GEN 460–5: Bittersweet: Understanding and Responding to Loss

Instructors: Marcia Everett and Cherie Parsons

Meets:   Mondays 2:30-5 p.m.

All of experience loss in our lives – certainly in the death of someone we love, but also in the loss of jobs, relationships, home, dreams, health, and expectations.  This seminar will examine key questions for how we understand, experience, and then respond to grief and loss in our lives.  We will examine the questions of what constitutes loss and how we experience it, the nature of grief and grieving, and responses which reflect a diversity of perspectives both within and without the Christian faith. We will with wrestle with questions of how people have understood and experienced the role of suffering and loss in their lives and explore resources for responding to those losses from theological, emotional and practical orientations as well as explore how to respond to the losses that others experience. Through this process we intend students to develop a beginning framework for understanding loss and grief as part of the lifelong journey to be faithful to Christ.

GEN 460-6: Energy Culture

Instructor: Earl Rodd

Meets: Tuesdays and Thursdays 4-5:15 p.m.

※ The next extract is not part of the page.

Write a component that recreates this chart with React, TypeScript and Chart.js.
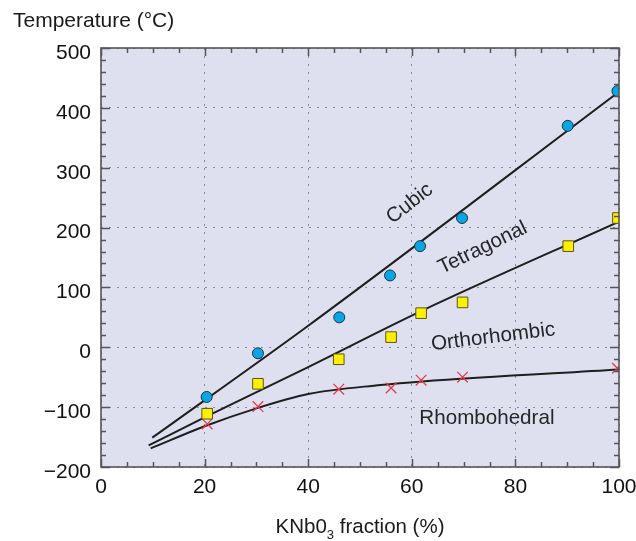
import React, { useEffect, useRef } from "react";
import { Chart, registerables } from "chart.js";

Chart.register(...registerables);

// Measured points (KNbO3 fraction %, temperature °C)
const cubicX = [20.4, 30.3, 46, 55.8, 61.6, 69.7, 90.1, 99.7];
const cubicT = [-83, -10, 50, 120, 169, 216, 370, 428];
const tetraX = [20.5, 30.3, 45.9, 56, 61.8, 69.8, 90.2, 99.8];
const tetraT = [-111, -61, -20, 17, 57, 75, 169, 216];
const rhomboX = [20.5, 30.3, 45.9, 56, 61.8, 69.8, 99.7];
const rhomboT = [-128, -99, -70, -68, -55, -50, -35];

// Phase boundary curves
const cubicLineX = [9.9, 40, 100];
const cubicLineT = [-151, 36, 427];
const tetraLineX = [9.2, 20, 40, 61.7, 100];
const tetraLineT = [-164, -117, -33, 60, 210];
const rhomboLineX = [9.6, 20, 30, 40, 54, 62, 100];
const rhomboLineT = [-169, -132, -102, -78, -63, -57, -37];

// Axis ticks
const xTicks = [0, 20, 40, 60, 80, 100];
const yTicks = [-200, -100, 0, 100, 200, 300, 400, 500];

// Region labels
const regionNames = ["Cubic", "Tetragonal", "Orthorhombic", "Rhombohedral"];
const regionAt = [
  { x: 59.6, y: 240, angle: -38 },
  { x: 73.7, y: 166, angle: -26 },
  { x: 75.7, y: 17, angle: -7 },
  { x: 74.5, y: -118, angle: 0 },
];

const FONT = '"Liberation Sans", Arial, Helvetica, sans-serif';

const pts = (xs: number[], ys: number[]) => xs.map((x, i) => ({ x, y: ys[i] }));

const decorPlugin = {
  id: "decor",
  beforeDraw(chart: any) {
    const { ctx, chartArea: a } = chart;
    ctx.save();
    ctx.fillStyle = "#dfe0ef";
    ctx.fillRect(a.left, a.top, a.right - a.left, a.bottom - a.top);
    ctx.restore();
  },
  afterDatasetsDraw(chart: any) {
    const { ctx, chartArea: a, scales } = chart;
    const xs = scales.x;
    const ys = scales.y;
    ctx.save();
    // region labels
    ctx.fillStyle = "#262626";
    ctx.font = `20.6px ${FONT}`;
    ctx.textAlign = "center";
    ctx.textBaseline = "middle";
    regionNames.forEach((t, i) => {
      const p = regionAt[i];
      ctx.save();
      ctx.translate(xs.getPixelForValue(p.x), ys.getPixelForValue(p.y));
      ctx.rotate((p.angle * Math.PI) / 180);
      ctx.fillText(t, 0, 0);
      ctx.restore();
    });
    // inward ticks
    ctx.strokeStyle = "#555";
    ctx.lineWidth = 1.5;
    ctx.beginPath();
    for (let v = 0; v <= 100; v += 5) {
      const px = Math.round(xs.getPixelForValue(v)) + 0.5;
      const len = v % 20 === 0 ? 8 : 5;
      ctx.moveTo(px, a.bottom);
      ctx.lineTo(px, a.bottom - len);
      ctx.moveTo(px, a.top);
      ctx.lineTo(px, a.top + len);
    }
    for (let v = -200; v <= 500; v += 20) {
      const py = Math.round(ys.getPixelForValue(v)) + 0.5;
      const len = v % 100 === 0 ? 9 : 5;
      ctx.moveTo(a.left, py);
      ctx.lineTo(a.left + len, py);
      ctx.moveTo(a.right, py);
      ctx.lineTo(a.right - len, py);
    }
    ctx.stroke();
    ctx.lineWidth = 1.6;
    ctx.strokeRect(a.left, a.top, a.right - a.left, a.bottom - a.top);
    ctx.restore();
  },
  afterDraw(chart: any) {
    const { ctx, chartArea: a } = chart;
    ctx.save();
    ctx.fillStyle = "#1a1a1a";
    ctx.textBaseline = "alphabetic";
    // y title
    ctx.font = `21px ${FONT}`;
    ctx.textAlign = "left";
    ctx.fillText("Temperature (\u00B0C)", 13, 27);
    // x title with subscript
    const p1 = "KNb0";
    const p2 = "3";
    const p3 = " fraction (%)";
    ctx.font = `20.5px ${FONT}`;
    const w1 = ctx.measureText(p1).width;
    const w3 = ctx.measureText(p3).width;
    ctx.font = `13px ${FONT}`;
    const w2 = ctx.measureText(p2).width;
    const total = w1 + w2 + w3;
    const cx = (a.left + a.right) / 2;
    let x0 = cx - total / 2;
    const base = 533;
    ctx.font = `20.5px ${FONT}`;
    ctx.fillText(p1, x0, base);
    x0 += w1;
    ctx.font = `13px ${FONT}`;
    ctx.fillText(p2, x0, base + 6);
    x0 += w2;
    ctx.font = `20.5px ${FONT}`;
    ctx.fillText(p3, x0, base);
    ctx.restore();
  },
};

export default function App() {
  const ref = useRef<HTMLCanvasElement | null>(null);
  useEffect(() => {
    document.body.style.margin = "0";
    if (!ref.current) return;
    const lineDs = (xs: number[], ys: number[]) => ({
      data: pts(xs, ys),
      showLine: true,
      borderColor: "#1e1e1e",
      borderWidth: 2,
      pointRadius: 0,
      cubicInterpolationMode: "monotone" as const,
      fill: false,
    });
    const chart = new Chart(ref.current, {
      type: "scatter",
      data: {
        datasets: [
          {
            data: pts(cubicX, cubicT),
            pointStyle: "circle",
            pointRadius: 5.5,
            backgroundColor: "#08a6e4",
            borderColor: "#1b3447",
            borderWidth: 1,
          },
          {
            data: pts(tetraX, tetraT),
            pointStyle: "rect",
            pointRadius: 7.5,
            backgroundColor: "#fff000",
            borderColor: "#5a5420",
            borderWidth: 1,
          },
          {
            data: pts(rhomboX, rhomboT),
            pointStyle: "crossRot",
            pointRadius: 7.5,
            borderColor: "#ea3a45",
            borderWidth: 1.3,
          },
          lineDs(cubicLineX, cubicLineT),
          lineDs(tetraLineX, tetraLineT),
          lineDs(rhomboLineX, rhomboLineT),
        ] as any,
      },
      options: {
        animation: false,
        responsive: false,
        devicePixelRatio: 1,
        layout: { padding: { left: 0, top: 48, right: 17, bottom: 0 } },
        plugins: {
          legend: { display: false },
          tooltip: { enabled: false },
        },
        scales: {
          x: {
            type: "linear",
            min: 0,
            max: 100,
            afterFit: (s: any) => {
              s.height = 74;
              s.paddingLeft = 0;
              s.paddingRight = 0;
            },
            afterBuildTicks: (s: any) => {
              s.ticks = xTicks.map((v) => ({ value: v }));
            },
            ticks: {
              padding: 8,
              color: "#111",
              font: { family: FONT, size: 21 },
              maxRotation: 0,
              callback: (v: any) => String(v),
            },
            grid: {
              color: "#8c8c98",
              lineWidth: 1,
              drawTicks: false,
            },
            border: { display: false, dash: [2, 6] },
          },
          y: {
            type: "linear",
            min: -200,
            max: 500,
            afterFit: (s: any) => {
              s.width = 101;
              s.paddingTop = 0;
              s.paddingBottom = 0;
            },
            afterBuildTicks: (s: any) => {
              s.ticks = yTicks.map((v) => ({ value: v }));
            },
            ticks: {
              padding: 10,
              labelOffset: 5,
              color: "#111",
              font: { family: FONT, size: 21 },
              callback: (v: any) => (Number(v) < 0 ? "\u2212" + Math.abs(Number(v)) : String(v)),
            },
            grid: {
              color: "#8c8c98",
              lineWidth: 1,
              drawTicks: false,
            },
            border: { display: false, dash: [2, 6] },
          },
        },
      },
      plugins: [decorPlugin],
    });
    return () => chart.destroy();
  }, []);
  return (
    <div style={{ width: 636, height: 541 }}>
      <canvas ref={ref} width={636} height={541} style={{ display: "block" }} />
    </div>
  );
}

This course considers the following topics through the lens of culture: Christian approaches to technology and the environment, the idea of alternative energy, energy reserves and prices, the question of imports and export, possible future energy sources, atomic and nuclear energy, global warming debates, and Christian faith perspectives.

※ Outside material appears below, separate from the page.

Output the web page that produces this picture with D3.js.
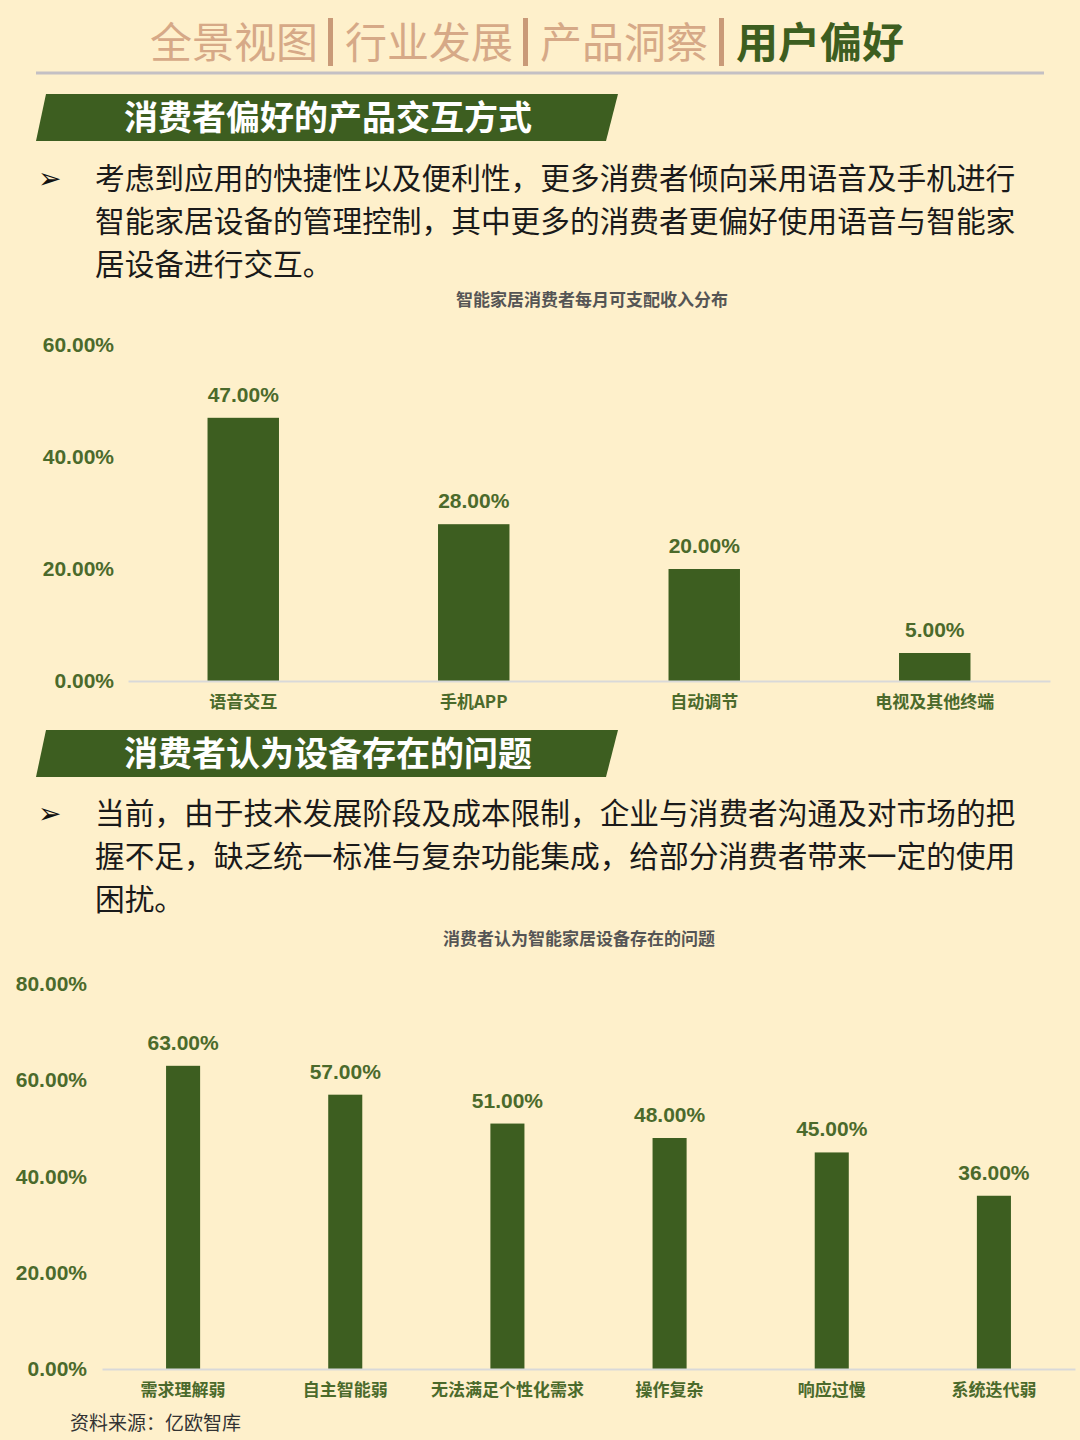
<!DOCTYPE html>
<html lang="zh">
<head>
<meta charset="UTF-8">
<title>用户偏好</title>
<script src="https://d3js.org/d3.v7.min.js"></script>
<style>
  body { margin: 0; background: #fef0cb; }
  svg { display: block; }
</style>
</head>
<body>
<div id="page"></div>
<script>
// chart 1 data
var interactCats = ["语音交互", "手机APP", "自动调节", "电视及其他终端"];
var interactVals = [0.47, 0.28, 0.20, 0.05];
var interactTicks = [0, 0.2, 0.4, 0.6];

// chart 2 data
var problemCats = ["需求理解弱", "自主智能弱", "无法满足个性化需求", "操作复杂", "响应过慢", "系统迭代弱"];
var problemVals = [0.63, 0.57, 0.51, 0.48, 0.45, 0.36];
var problemTicks = [0, 0.2, 0.4, 0.6, 0.8];

var navItems = ["全景视图", "行业发展", "产品洞察", "用户偏好"];
var para1 = ["考虑到应用的快捷性以及便利性，更多消费者倾向采用语音及手机进行",
             "智能家居设备的管理控制，其中更多的消费者更偏好使用语音与智能家",
             "居设备进行交互。"];
var para2 = ["当前，由于技术发展阶段及成本限制，企业与消费者沟通及对市场的把",
             "握不足，缺乏统一标准与复杂功能集成，给部分消费者带来一定的使用",
             "困扰。"];

var W = 1080, H = 1440;
var cjk = "'Noto Sans CJK SC', 'Noto Sans', sans-serif";
var num = "'Liberation Sans', Arial, sans-serif";
var green = "#3d5e20";
var labelGreen = "#4b6a2b";
var fmt = d3.format(".2%");

var svg = d3.select("#page").append("svg")
    .attr("width", W).attr("height", H);

svg.append("rect").attr("width", W).attr("height", H).attr("fill", "#fef0cb");

// top nav
var navX = [150, 345, 540, 736];
navItems.forEach(function(t, i) {
    var last = i == navItems.length - 1;
    svg.append("text")
        .attr("x", navX[i]).attr("y", 58)
        .style("font-family", cjk)
        .style("font-size", "42px")
        .style("font-weight", last ? 700 : 400)
        .attr("fill", last ? green : "#d6a987")
        .text(t);
    if (!last) {
        svg.append("rect")
            .attr("x", navX[i + 1] - 17).attr("y", 18)
            .attr("width", 5).attr("height", 48)
            .attr("fill", "#c99a78");
    }
});
svg.append("line")
    .attr("x1", 36).attr("x2", 1044).attr("y1", 73).attr("y2", 73)
    .attr("stroke", "#c4c0c4").attr("stroke-width", 3);

// section banner
function banner(y, title) {
    svg.append("path")
        .attr("d", "M46," + y + " L618," + y + " L606," + (y + 47) + " L36," + (y + 47) + " Z")
        .attr("fill", green);
    svg.append("text")
        .attr("x", 124).attr("y", y + 36)
        .style("font-family", cjk)
        .style("font-size", "34px")
        .style("font-weight", 700)
        .attr("fill", "#fff")
        .text(title);
}

function paragraph(y, lines) {
    svg.append("text")
        .attr("x", 38).attr("y", y + 10)
        .style("font-family", "'DejaVu Sans', sans-serif")
        .style("font-size", "28px")
        .attr("fill", "#111")
        .text("➢");
    lines.forEach(function(l, i) {
        svg.append("text")
            .attr("x", 95).attr("y", y + 11 + i * 43)
            .style("font-family", cjk)
            .style("font-size", "29.7px")
            .attr("fill", "#1a1a1a")
            .text(l);
    });
}

function barChart(opt) {
    var x = d3.scaleBand()
        .domain(opt.cats)
        .range([opt.left, opt.right])
        .paddingInner(opt.pad).paddingOuter(opt.pad / 2);
    var y = d3.scaleLinear()
        .domain([0, d3.max(opt.ticks)])
        .range([opt.bottom, opt.top]);

    svg.append("text")
        .attr("x", opt.titleX).attr("y", opt.titleY)
        .attr("text-anchor", "middle")
        .style("font-family", cjk)
        .style("font-size", "17px")
        .style("font-weight", 700)
        .attr("fill", "#555")
        .text(opt.title);

    // y axis, labels only
    var ya = svg.append("g")
        .attr("transform", "translate(" + opt.axisX + ",0)")
        .call(d3.axisLeft(y).tickValues(opt.ticks).tickFormat(fmt).tickSize(0).tickPadding(0));
    ya.select(".domain").remove();
    ya.selectAll("text")
        .style("font-family", num)
        .style("font-size", "21px")
        .style("font-weight", 700)
        .attr("fill", labelGreen);

    // bars
    svg.append("g").selectAll("rect")
        .data(opt.vals)
        .enter().append("rect")
        .attr("x", function(d, i) { return x(opt.cats[i]); })
        .attr("y", function(d) { return y(d); })
        .attr("width", x.bandwidth())
        .attr("height", function(d) { return y(0) - y(d); })
        .attr("fill", green);

    // baseline + category labels
    var xa = svg.append("g")
        .attr("transform", "translate(0," + opt.bottom + ")")
        .call(d3.axisBottom(x).tickSize(0).tickPadding(15));
    xa.select(".domain").attr("stroke", "#d9d9d9").attr("stroke-width", 2);
    xa.selectAll("text")
        .style("font-family", cjk)
        .style("font-size", "17px")
        .style("font-weight", 700)
        .attr("fill", labelGreen);

    // value labels
    svg.append("g").selectAll("text")
        .data(opt.vals)
        .enter().append("text")
        .attr("x", function(d, i) { return x(opt.cats[i]) + x.bandwidth() / 2; })
        .attr("y", function(d) { return y(d) - 16; })
        .attr("text-anchor", "middle")
        .style("font-family", num)
        .style("font-size", "21px")
        .style("font-weight", 700)
        .attr("fill", labelGreen)
        .text(function(d) { return fmt(d); });
}

banner(94, "消费者偏好的产品交互方式");
paragraph(178, para1);
barChart({
    cats: interactCats, vals: interactVals, ticks: interactTicks,
    left: 128, right: 1050, top: 345, bottom: 681, pad: 0.69,
    axisX: 114, title: "智能家居消费者每月可支配收入分布", titleX: 592, titleY: 306
});

banner(730, "消费者认为设备存在的问题");
paragraph(813, para2);
barChart({
    cats: problemCats, vals: problemVals, ticks: problemTicks,
    left: 102, right: 1075, top: 984, bottom: 1369, pad: 0.79,
    axisX: 87, title: "消费者认为智能家居设备存在的问题", titleX: 579, titleY: 945
});

svg.append("text")
    .attr("x", 70).attr("y", 1430)
    .style("font-family", cjk)
    .style("font-size", "19px")
    .attr("fill", "#333")
    .text("资料来源：亿欧智库");
</script>
</body>
</html>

GEN 460-7: Cinema and the American Dream

Instructors: Jay Case and Andrew Rudd

Meets:    Tuesdays and Thursdays 11:30 a.m.-12:45 p.m.

This course is an examination of film in the U.S. between 1945 and the present, thematically linked to the concept of “the American Dream.”  Through those films we hope to give students the critical equipment for encountering artistic materials and sustaining critical dialogue. We also hope that through these films students might better understand the ways that historical context shapes conceptions of the American Dream and ways that conceptions of the American Dream have driven thematic content in film. As an organizing framework for the course, we will explore the concept of the American Dream through the themes of the Material Ideal, the Civic Ideal and the Ideal of Individualism. Through this process, we intend students to become more thoughtful and mature people of faith.  

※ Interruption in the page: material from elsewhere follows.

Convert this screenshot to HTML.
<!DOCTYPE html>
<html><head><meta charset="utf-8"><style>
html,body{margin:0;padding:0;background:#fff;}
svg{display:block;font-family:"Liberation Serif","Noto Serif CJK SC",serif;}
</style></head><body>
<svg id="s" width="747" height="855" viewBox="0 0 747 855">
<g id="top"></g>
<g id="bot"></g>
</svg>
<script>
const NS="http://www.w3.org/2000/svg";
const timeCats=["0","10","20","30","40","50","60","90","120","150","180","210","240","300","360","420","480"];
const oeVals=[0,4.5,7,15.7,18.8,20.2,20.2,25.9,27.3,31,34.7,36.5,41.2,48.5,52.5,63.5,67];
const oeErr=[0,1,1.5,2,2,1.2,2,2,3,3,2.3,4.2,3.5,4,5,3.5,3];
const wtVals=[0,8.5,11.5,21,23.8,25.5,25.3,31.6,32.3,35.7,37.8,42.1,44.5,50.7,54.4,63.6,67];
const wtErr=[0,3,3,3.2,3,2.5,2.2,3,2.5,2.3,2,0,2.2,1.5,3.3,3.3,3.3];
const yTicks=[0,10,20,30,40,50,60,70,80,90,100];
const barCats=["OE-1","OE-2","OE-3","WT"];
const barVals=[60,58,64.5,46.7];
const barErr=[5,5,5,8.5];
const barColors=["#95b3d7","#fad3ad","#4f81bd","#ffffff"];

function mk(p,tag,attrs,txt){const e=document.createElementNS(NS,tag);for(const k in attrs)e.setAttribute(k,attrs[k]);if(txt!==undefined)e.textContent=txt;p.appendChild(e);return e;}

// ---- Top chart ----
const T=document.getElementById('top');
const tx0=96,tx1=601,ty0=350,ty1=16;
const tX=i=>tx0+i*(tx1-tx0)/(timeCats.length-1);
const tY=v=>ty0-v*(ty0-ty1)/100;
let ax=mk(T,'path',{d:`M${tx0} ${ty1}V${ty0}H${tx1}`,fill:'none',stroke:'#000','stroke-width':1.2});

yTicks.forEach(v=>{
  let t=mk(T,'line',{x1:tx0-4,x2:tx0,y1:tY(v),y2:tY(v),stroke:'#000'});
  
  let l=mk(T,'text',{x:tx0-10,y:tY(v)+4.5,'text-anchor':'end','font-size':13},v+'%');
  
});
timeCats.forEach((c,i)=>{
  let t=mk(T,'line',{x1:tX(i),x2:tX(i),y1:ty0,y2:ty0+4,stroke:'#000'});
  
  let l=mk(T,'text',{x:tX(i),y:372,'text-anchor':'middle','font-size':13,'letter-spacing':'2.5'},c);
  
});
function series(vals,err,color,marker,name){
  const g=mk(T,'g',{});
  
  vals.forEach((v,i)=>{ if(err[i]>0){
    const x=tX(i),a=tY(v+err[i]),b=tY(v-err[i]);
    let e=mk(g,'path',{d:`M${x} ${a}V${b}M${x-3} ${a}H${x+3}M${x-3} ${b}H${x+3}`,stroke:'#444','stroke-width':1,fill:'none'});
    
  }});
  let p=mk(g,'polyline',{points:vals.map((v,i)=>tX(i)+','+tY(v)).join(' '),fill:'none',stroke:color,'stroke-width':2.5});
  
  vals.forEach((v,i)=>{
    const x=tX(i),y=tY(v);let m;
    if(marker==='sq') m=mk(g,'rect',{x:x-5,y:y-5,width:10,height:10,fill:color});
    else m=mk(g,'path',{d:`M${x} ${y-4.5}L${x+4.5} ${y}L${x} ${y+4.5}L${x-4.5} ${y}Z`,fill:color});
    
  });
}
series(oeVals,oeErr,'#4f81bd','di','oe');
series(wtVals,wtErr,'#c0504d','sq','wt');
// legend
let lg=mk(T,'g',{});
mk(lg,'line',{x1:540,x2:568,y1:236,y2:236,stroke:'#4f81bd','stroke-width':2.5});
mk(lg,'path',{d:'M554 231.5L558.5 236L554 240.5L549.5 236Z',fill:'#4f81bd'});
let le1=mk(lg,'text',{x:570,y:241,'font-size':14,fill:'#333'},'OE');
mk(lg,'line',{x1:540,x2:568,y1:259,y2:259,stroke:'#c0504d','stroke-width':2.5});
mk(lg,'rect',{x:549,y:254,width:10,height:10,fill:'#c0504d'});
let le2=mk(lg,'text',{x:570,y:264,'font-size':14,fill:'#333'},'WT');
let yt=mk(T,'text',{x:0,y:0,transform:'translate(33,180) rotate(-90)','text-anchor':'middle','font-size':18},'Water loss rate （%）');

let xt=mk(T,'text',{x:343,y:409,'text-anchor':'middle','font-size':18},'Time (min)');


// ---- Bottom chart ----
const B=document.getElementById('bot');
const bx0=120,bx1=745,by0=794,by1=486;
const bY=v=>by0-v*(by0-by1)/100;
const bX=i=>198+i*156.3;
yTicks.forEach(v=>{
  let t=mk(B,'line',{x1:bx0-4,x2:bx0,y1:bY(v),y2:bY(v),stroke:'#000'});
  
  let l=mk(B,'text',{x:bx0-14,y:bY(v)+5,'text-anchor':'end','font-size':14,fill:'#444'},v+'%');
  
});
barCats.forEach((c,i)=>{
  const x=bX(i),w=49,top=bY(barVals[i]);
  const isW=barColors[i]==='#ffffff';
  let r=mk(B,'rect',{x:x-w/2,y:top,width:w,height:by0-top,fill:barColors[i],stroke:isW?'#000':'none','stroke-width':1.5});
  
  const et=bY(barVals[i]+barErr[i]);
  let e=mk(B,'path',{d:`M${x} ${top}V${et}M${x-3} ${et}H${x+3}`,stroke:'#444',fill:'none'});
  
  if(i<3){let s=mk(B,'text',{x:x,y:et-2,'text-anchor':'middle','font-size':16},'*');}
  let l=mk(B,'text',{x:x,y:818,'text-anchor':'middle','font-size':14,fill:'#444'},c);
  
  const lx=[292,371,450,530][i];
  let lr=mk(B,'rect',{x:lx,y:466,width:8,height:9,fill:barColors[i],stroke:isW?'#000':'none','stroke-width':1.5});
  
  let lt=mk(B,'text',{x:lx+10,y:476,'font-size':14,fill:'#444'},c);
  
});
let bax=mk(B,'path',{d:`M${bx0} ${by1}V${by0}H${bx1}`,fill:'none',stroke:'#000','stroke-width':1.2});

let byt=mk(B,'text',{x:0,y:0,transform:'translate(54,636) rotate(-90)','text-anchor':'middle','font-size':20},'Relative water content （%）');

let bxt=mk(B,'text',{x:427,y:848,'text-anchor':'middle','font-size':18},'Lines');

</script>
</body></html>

GEN 460-8: Intimacy: Creating Human Connection Within Community

Instructor: Jane Hoyt-Oliver

Meets: Mondays 2:30-5 p.m.

As the world has become increasingly connected, paradoxically, humans report becoming increasingly disconnected from one another, as well as isolated within their communities. Utilizing works by family studies theorists; this course will explore the dynamics of human connection/disconnection within marriage, in the workplace and as citizens within community. Students will discuss the myths and the realities of modern marriage in the United States and the impact of both marriage and divorce of the couple, their children and the communities in which they live. They will examine biblical examples of relationship building, and several theological interpretations of those biblical passages. Building on that discussion, students will explore ways in which the tools that assist in creating intimacy in the family can be generalized to create a more holistic a well-functioning workplace and more inclusive and asset based conceptions of community. Discussion of faithful practices and God's expectations for human intimacy within families at work and within community will be emphasized.